Clinical heart preservation is currently limited to only 4-6 hr, while the kidney, liver, and pancreas can tolerate 24-48 hr of cold ischemia. A fundamental difference between these organs is that the heart is contractile, containing large quantities of actin and
myosin, and is susceptible to
contracture-induced injury caused by energy deprivation. We have quantified and correlated the onset of
contracture with levels of
ATP and
glycogen during cold storage in rabbit hearts flushed with
UW solution, with and without 1 mM
calcium (Ca), or 3 mM iodoacetate (IAA). A fluid-filled left ventricular balloon was used to generate pressure-volume curves (compliance) at 1, 6, 12, 18, and 24 hr of cold storage. Onset of
contracture occurred in UW stored hearts at 18 hr,
contracture in hearts exposed to Ca occurred between 6 and 12 hr. Compliance was significantly less in hearts exposed to Ca at 12, 18, and 24 hr (P less than .01) than in hearts without Ca.

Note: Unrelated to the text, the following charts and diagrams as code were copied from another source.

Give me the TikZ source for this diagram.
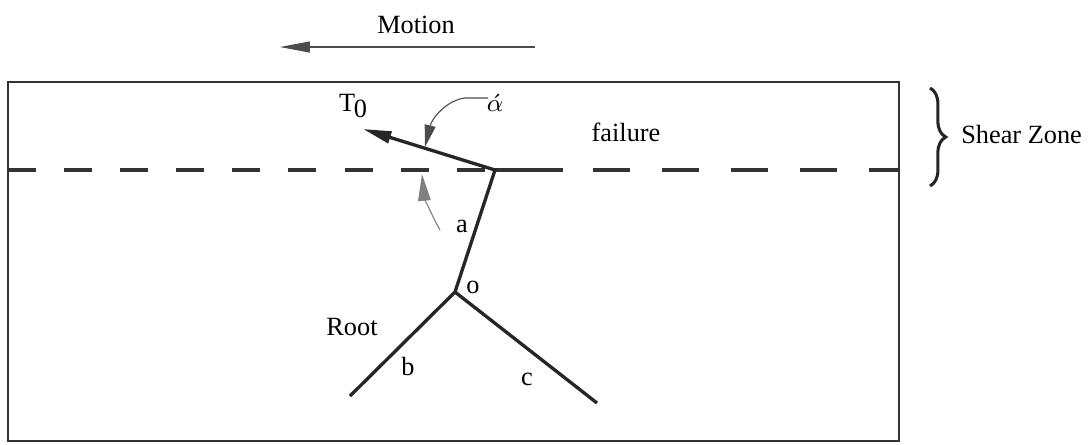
\documentclass[tikz,border=0pt]{standalone}
\usepackage{fontspec}
\setmainfont{Liberation Serif}
\usetikzlibrary{positioning, arrows.meta, decorations.pathreplacing}
\tikzset{
  soilbox/.style={draw=black!80, line width=0.9pt},
  rootline/.style={draw=black!85, line width=1.2pt, line join=miter},
  slipleft/.style={draw=black!80, line width=1.1pt, dash pattern=on 0.356cm off 0.356cm},
  slipright/.style={draw=black!80, line width=1.1pt, dash pattern=on 0.47cm off 0.406cm},
  leader/.style={draw=black!70, line width=0.4pt},
  zonebrace/.style={draw=black!85, line width=1.1pt, decorate,
    decoration={brace, amplitude=0.2cm}},
  lbl/.style={font=\fontsize{9.5}{11}\selectfont, inner sep=1pt},
}
\begin{document}
\begin{tikzpicture}[x=0.0127cm, y=-0.0127cm]
  \useasboundingbox (0,0) rectangle (1090,444);
  % motion
  \node[lbl] (motion) at (416,25) {Motion};
  \coordinate (mstart) at (535,47);
  \coordinate (mend) at (280,47);
  \draw[leader, -{Triangle[length=3.8mm,width=1.4mm]}] (mstart) -- (mend);
  % soil block
  \draw[soilbox] (8,82) rectangle (899,441);
  \coordinate (sl) at (8,170);
  \coordinate (top) at (495,170);
  \coordinate (sm) at (563,170);
  \coordinate (sr) at (593,170);
  \coordinate (se) at (899,170);
  \draw[slipleft] (sl) -- (top);
  \draw[draw=black!80, line width=1.1pt] (top) -- (sm);
  \draw[slipright] (sr) -- (se);
  % root
  \coordinate (fork) at (455,292);
  \coordinate (endb) at (350,396);
  \coordinate (endc) at (597,403);
  \coordinate (tipT) at (363,129);
  \draw[rootline, -{Triangle[length=3.6mm,width=1.5mm]}] (endb) -- (fork) -- (top) -- (tipT);
  \draw[rootline] (fork) -- (endc);
  % angle arrows
  \coordinate (astart) at (488,98);
  \coordinate (aknee) at (465,98);
  \coordinate (ahit) at (425,147);
  \draw[leader, -{Triangle[length=2.8mm,width=1.4mm]}] (astart) -- (aknee)
    .. controls (447,100) and (432,118) .. (ahit);
  \coordinate (bstart) at (440,230);
  \coordinate (bhit) at (422,174);
  \draw[leader, draw=black!50, -{Triangle[length=3.4mm,width=1.6mm]}] (bstart)
    .. controls (431,214) and (424,196) .. (bhit);
  % shear zone brace
  \coordinate (btop) at (930,88);
  \coordinate (bbot) at (930,186);
  \draw[zonebrace] (btop) -- (bbot);
  % labels
  \node[lbl] (alpha) at (495,103) {$\acute{\alpha}$};
  \node[lbl] (tnot) at (353,106) {T\kern-0.5pt\raisebox{-0.55ex}{0}};
  \node[lbl] (failure) at (626,132) {failure};
  \node[lbl] (la) at (462,226) {a};
  \node[lbl] (lo) at (473,287) {o};
  \node[lbl] (root) at (352,327) {Root};
  \node[lbl] (lb) at (408,366) {b};
  \node[lbl] (lc) at (527,379) {c};
  \node[lbl, anchor=west] (zone) at (958,134) {Shear Zone};
\end{tikzpicture}
\end{document}
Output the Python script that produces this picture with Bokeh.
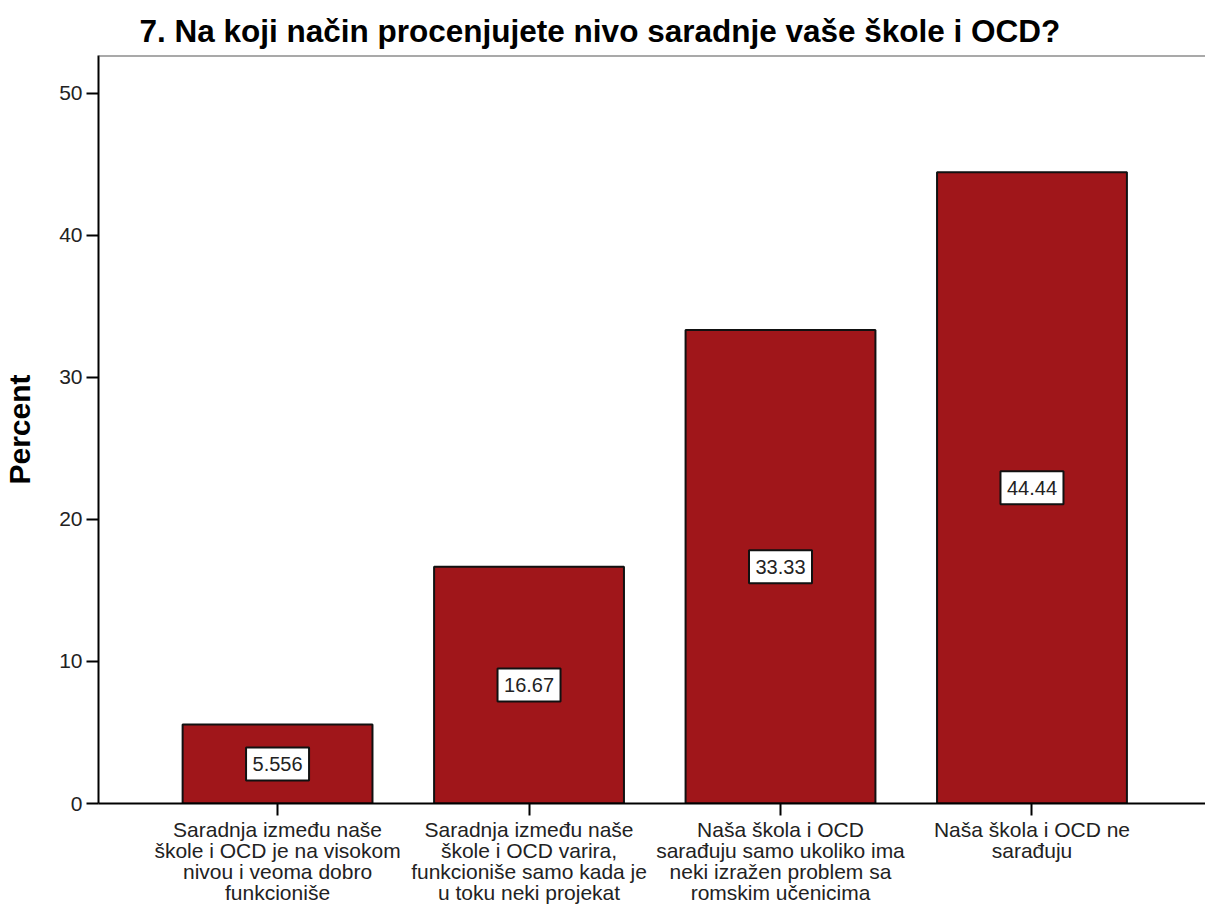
from bokeh.plotting import figure
from bokeh.models import Range1d, FixedTicker, Span, ColumnDataSource
from bokeh.core.properties import value
from bokeh.embed import file_html
from bokeh.resources import INLINE

# ---- data ----
categories = [
    "Saradnja između naše\nškole i OCD je na visokom\nnivou i veoma dobro\nfunkcioniše",
    "Saradnja između naše\nškole i OCD varira,\nfunkcioniše samo kada je\nu toku neki projekat",
    "Naša škola i OCD\nsarađuju samo ukoliko ima\nneki izražen problem sa\nromskim učenicima",
    "Naša škola i OCD ne\nsarađuju",
]
percents = [5.556, 16.67, 33.33, 44.44]
value_labels = ["5.556", "16.67", "33.33", "44.44"]
y_ticks = [0, 10, 20, 30, 40, 50]
title_text = "7. Na koji način procenjujete nivo saradnje vaše škole i OCD?"
y_title = "Percent"

FONT = "Liberation Sans"
BAR_COLOR = "#A0161A"
Y_MAX = 52.65

xs = list(range(len(categories)))
src = ColumnDataSource(dict(
    x=xs,
    top=percents,
    mid=[v / 2 for v in percents],
    lab=value_labels,
))

p = figure(
    width=1205, height=906,
    output_backend="svg", toolbar_location=None,
    x_range=Range1d(-0.712, 3.69),
    y_range=Range1d(0, Y_MAX),
    min_border_left=96, min_border_top=55, min_border_bottom=103, min_border_right=0,
)
p.outline_line_color = None
p.grid.grid_line_color = None
p.background_fill_color = "white"
p.border_fill_color = "white"

# title
p.title.text = title_text
p.title.text_font = FONT
p.title.text_font_size = "31.5px"
p.title.text_font_style = "bold"
p.title.text_color = "black"
p.title.align = "left"
p.title.offset = 41
p.title.standoff = 13

# bars
p.vbar(x="x", top="top", bottom=0, width=0.755, source=src,
       fill_color=BAR_COLOR, line_color="#111111", line_width=2)

# value label boxes
p.rect(x="x", y="mid", width=63, height=33, width_units="screen", height_units="screen",
       source=src, fill_color="white", line_color="#111111", line_width=2)
p.text(x="x", y="mid", text="lab", source=src, text_align="center", text_baseline="middle",
       text_font=value(FONT), text_font_size="20px", text_color="#222222")

# top border
p.add_layout(Span(location=Y_MAX, dimension="width", line_color="#555555", line_width=2))

# x axis
xa = p.xaxis[0]
xa.ticker = FixedTicker(ticks=xs)
xa.major_label_overrides = {i: c for i, c in enumerate(categories)}
xa.major_label_text_font = FONT
xa.major_label_text_font_size = "21px"
xa.major_label_text_color = "#222222"
xa.major_label_text_line_height = 0.92
xa.major_label_standoff = 2
xa.major_tick_out = 12
xa.major_tick_in = 0
xa.minor_tick_line_color = None
xa.axis_line_color = "black"
xa.axis_line_width = 2
xa.major_tick_line_color = "black"
xa.major_tick_line_width = 2

# y axis
ya = p.yaxis[0]
ya.ticker = FixedTicker(ticks=y_ticks)
ya.axis_label = y_title
ya.axis_label_text_font = FONT
ya.axis_label_text_font_size = "30px"
ya.axis_label_text_font_style = "bold"
ya.axis_label_text_color = "black"
ya.axis_label_standoff = 20
ya.major_label_text_font = FONT
ya.major_label_text_font_size = "21px"
ya.major_label_text_color = "#222222"
ya.major_label_standoff = 4
ya.major_tick_out = 12
ya.major_tick_in = 0
ya.minor_tick_line_color = None
ya.axis_line_color = "black"
ya.axis_line_width = 2
ya.major_tick_line_color = "black"
ya.major_tick_line_width = 2

open("out.html", "w").write(file_html(p, INLINE))
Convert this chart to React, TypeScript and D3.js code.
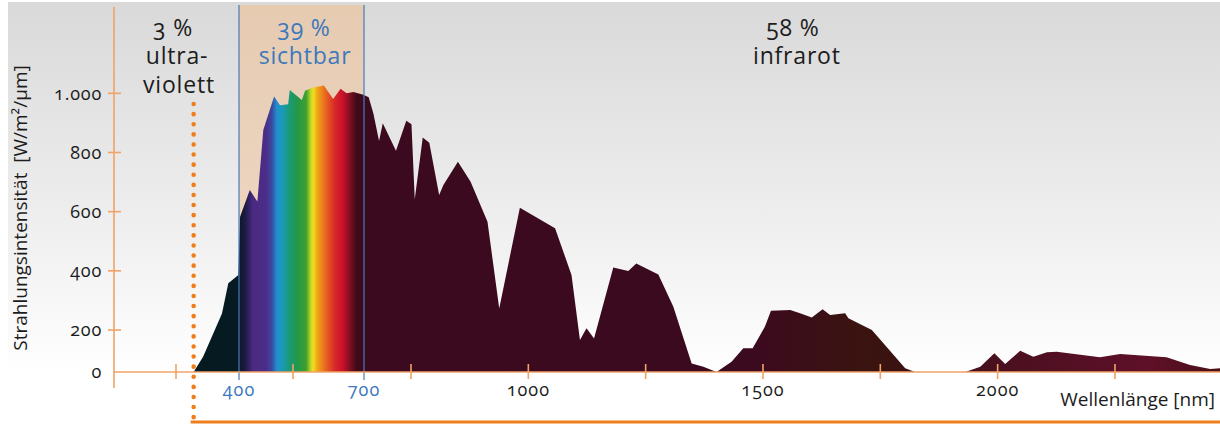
import React from "react";
import * as d3 from "d3";

// ---- data (wavelength in nm, intensity in W/m²/µm) ----
const wavelengths = [328,343,373,383,399,402,420,434,445,465,476,491,494,525,534,557,587,613,634,651,670,698,705,710,716,720,734,745,751,758,775,789,810,819,850,877,913,938,982,1057,1092,1110,1124,1140,1181,1213,1230,1277,1309,1348,1373,1401,1433,1458,1478,1504,1517,1558,1579,1604,1627,1643,1675,1682,1732,1803,1824,1931,1963,1993,2016,2048,2076,2105,2126,2218,2261,2360,2410,2453,2474];
const intensities = [0,73,256,358,386,583,673,634,876,989,960,963,1011,977,1009,1020,1026,981,1015,1000,1004,995,987,932,839,899,806,907,895,642,851,833,656,690,769,701,566,273,613,544,386,152,206,160,411,399,425,388,279,41,25,0,49,113,113,211,265,268,257,242,270,251,257,240,200,18,0,0,25,89,38,101,73,94,97,70,86,70,33,14,18];

const yTickValues = [0, 200, 400, 600, 800, 1000];
const xLabelTicks = [1000, 1500, 2000];
const xVisibleBounds = [400, 700];
const xMinorTicks = [300, 500, 750, 1250, 1750, 2250];
const uvBoundary = 328;

const bandTexts = [
  { nm: 300, lines: ["3 %", "ultra-", "violett"], dx: [-3, 1, 3], color: "#1c1c1c" },
  { nm: 531, lines: ["39 %", "sichtbar"], dx: [0, 1], color: "#3b78bd" },
  { nm: 1568, lines: ["58 %", "infrarot"], dx: [-2, 2], color: "#1c1c1c" },
];

// colour along the spectrum (nm, colour)
const spectrumStops: [number, string][] = [
  [328, "#061a22"], [399, "#061a22"], [411, "#1c1a42"], [426, "#4a2a82"],
  [450, "#4b2d88"], [461, "#3a4aa0"], [470, "#1f8fcf"], [481, "#1a9ab6"],
  [489, "#1a9a88"], [511, "#20984a"], [537, "#3ea02e"], [551, "#c8d828"],
  [557, "#f0e020"], [568, "#f0a818"], [591, "#e86820"], [618, "#d82828"],
  [641, "#c8102c"], [660, "#801020"], [680, "#3e0a1a"], [700, "#3c0a1e"],
  [1494, "#3c0a1e"], [1707, "#3a1410"], [1835, "#3a1212"], [2005, "#4a1020"],
  [2325, "#5e1028"], [2474, "#4a1018"],
];

const W = 1220;
const H = 425;
const ORANGE = "#ee7d1a";
const AXIS = "#f1a266";
const BLUE = "#4a78b8";
const FONT = "'Open Sans', 'Noto Sans', sans-serif";

const x = d3.scaleLinear().domain([300, 400, 500, 700, 750, 2500]).range([176, 239, 293, 364, 411, 1232.3]);
const y = d3.scaleLinear().domain([0, 200, 1000]).range([372, 330, 93.3]);

const deFormat = d3.formatLocale({ decimal: ",", thousands: ".", grouping: [3], currency: ["", " €"] }).format(",d");

export default function App() {
  const data = wavelengths.map((nm, i) => ({ nm, v: intensities[i] }));
  const area = d3.area<{ nm: number; v: number }>()
    .x((d) => x(d.nm))
    .y0(y(0))
    .y1((d) => y(d.v));

  const gx1 = x(wavelengths[0]);
  const gx2 = x(wavelengths[wavelengths.length - 1]);
  const x0 = 114;
  const xEnd = W;
  const onum: React.CSSProperties = { fontVariantNumeric: "oldstyle-nums", fontFeatureSettings: "'onum' 1" };

  return (
    <div style={{ position: "absolute", left: 0, top: 0 }}>
      <svg width={W} height={H} style={{ display: "block", fontFamily: FONT }}>
        <defs>
          <linearGradient id="bg" x1="0" y1="0" x2="0" y2="1">
            <stop offset="0%" stopColor="#d9d9d9" />
            <stop offset="55%" stopColor="#ededed" />
            <stop offset="100%" stopColor="#ffffff" />
          </linearGradient>
          <linearGradient id="band" x1="0" y1="0" x2="0" y2="1">
            <stop offset="0%" stopColor="#e6cbb1" />
            <stop offset="100%" stopColor="#f1dccb" />
          </linearGradient>
          <linearGradient id="spec" gradientUnits="userSpaceOnUse" x1={gx1} y1={0} x2={gx2} y2={0}>
            {spectrumStops.map(([nm, c], i) => (
              <stop key={i} offset={(x(nm) - gx1) / (gx2 - gx1)} stopColor={c} />
            ))}
          </linearGradient>
        </defs>

        <rect x={8} y={2} width={W - 8} height={y(0) + 3 - 2} fill="url(#bg)" />
        <rect x={x(xVisibleBounds[0])} y={5} width={x(xVisibleBounds[1]) - x(xVisibleBounds[0])} height={y(0) - 5} fill="url(#band)" />

        <path d={area(data) ?? ""} fill="url(#spec)" />

        {/* visible band borders */}
        {xVisibleBounds.map((nm) => (
          <line key={nm} x1={x(nm)} x2={x(nm)} y1={5} y2={380} stroke={BLUE} strokeWidth={1.2} />
        ))}

        {/* y axis */}
        <line x1={x0} x2={x0} y1={7} y2={388} stroke={AXIS} strokeWidth={1.6} />
        {yTickValues.filter((v) => v > 0).map((v) => (
          <line key={v} x1={x0 - 6} x2={x0 + 7} y1={y(v)} y2={y(v)} stroke={AXIS} strokeWidth={1.6} />
        ))}
        {yTickValues.map((v) => (
          <text key={v} x={102} y={y(v)} dy="0.35em" textAnchor="end" fontSize={18} fontWeight={500} fill="#1c1c1c" style={onum} letterSpacing={0.8}>
            {deFormat(v)}
          </text>
        ))}
        <text transform={`translate(27, ${208}) rotate(-90)`} textAnchor="middle" fontSize={19} fontWeight={500} fill="#1c1c1c">
          {"Strahlungsintensität\u00a0\u00a0[W/m²/µm]"}
        </text>

        {/* x axis */}
        <line x1={x0 - 1} x2={xEnd} y1={y(0)} y2={y(0)} stroke={AXIS} strokeWidth={1.6} />
        {[...xMinorTicks, ...xLabelTicks].map((nm) => (
          <line key={nm} x1={x(nm)} x2={x(nm)} y1={364} y2={379} stroke={AXIS} strokeWidth={1.6} />
        ))}
        {xVisibleBounds.map((nm) => (
          <text key={nm} x={x(nm)} y={396} textAnchor="middle" fontSize={18} fontWeight={500} fill="#3b78bd" style={onum} letterSpacing={1}>
            {nm}
          </text>
        ))}
        {xLabelTicks.map((nm) => (
          <text key={nm} x={x(nm)} y={396} textAnchor="middle" fontSize={18} fontWeight={500} fill="#1c1c1c" style={onum} letterSpacing={1}>
            {nm}
          </text>
        ))}
        <text x={1215} y={406} textAnchor="end" fontSize={19} fontWeight={500} fill="#1c1c1c">Wellenlänge [nm]</text>

        {/* UV boundary dotted line and bottom bar */}
        <line x1={x(uvBoundary)} x2={x(uvBoundary)} y1={104} y2={421} stroke={ORANGE} strokeWidth={4.5} strokeLinecap="round" strokeDasharray="0.1 10" />
        <line x1={x(uvBoundary) - 3} x2={W} y1={422} y2={422} stroke={ORANGE} strokeWidth={3} />

        {/* band labels */}
        {bandTexts.map((b) => (
          <g key={b.nm}>
            {b.lines.map((t, i) => (
              <text key={i} x={x(b.nm) + b.dx[i]} y={36 + i * 28.3} textAnchor="middle" fontSize={23} fontWeight={500} fill={b.color} style={onum} letterSpacing={0.8}>
                {t}
              </text>
            ))}
          </g>
        ))}
      </svg>
    </div>
  );
}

ATP levels were well maintained for up to 18 hr in the hearts preserved in
UW solution (78%), but fell more rapidly in the presence of Ca at 12 hr (P less than .005), 18 hr (P less than .005), and 24 hr (P less than .05). In comparison, the
ATP supply of the liver and kidney was exhausted by only 4 hr of cold storage. Onset of myocardial
contracture correlated with a decrease in
ATP to less than 80% of control, and
contracture accelerated
ATP decline 3-6-fold. IAA caused nearly complete myocardial
contracture and
ATP depletion within 2 hr. Isolated heart function was 77% and 73% at 6 and 12 hr of storage, but fell to 54% and 42% at 18 and 24 hr, respectively, coinciding with development of
contracture. We conclude that
ischemic contracture in this model is a major cause of myocardial damage during cold storage, and is accelerated by the presence of Ca. Other organs can be successfully stored despite exhaustion of
ATP reserves. Thus successful cold-storage of the heart is highly
ATP-dependent. Since cold storage inevitably leads to
ATP depletion, extension of myocardial ischemic tolerance will depend on either reversible inhibition of
ATP hydrolysis during storage, reversible uncoupling of
contracture development from
ATP depletion, or maintaining
ATP production by continuous hypothermic perfusion.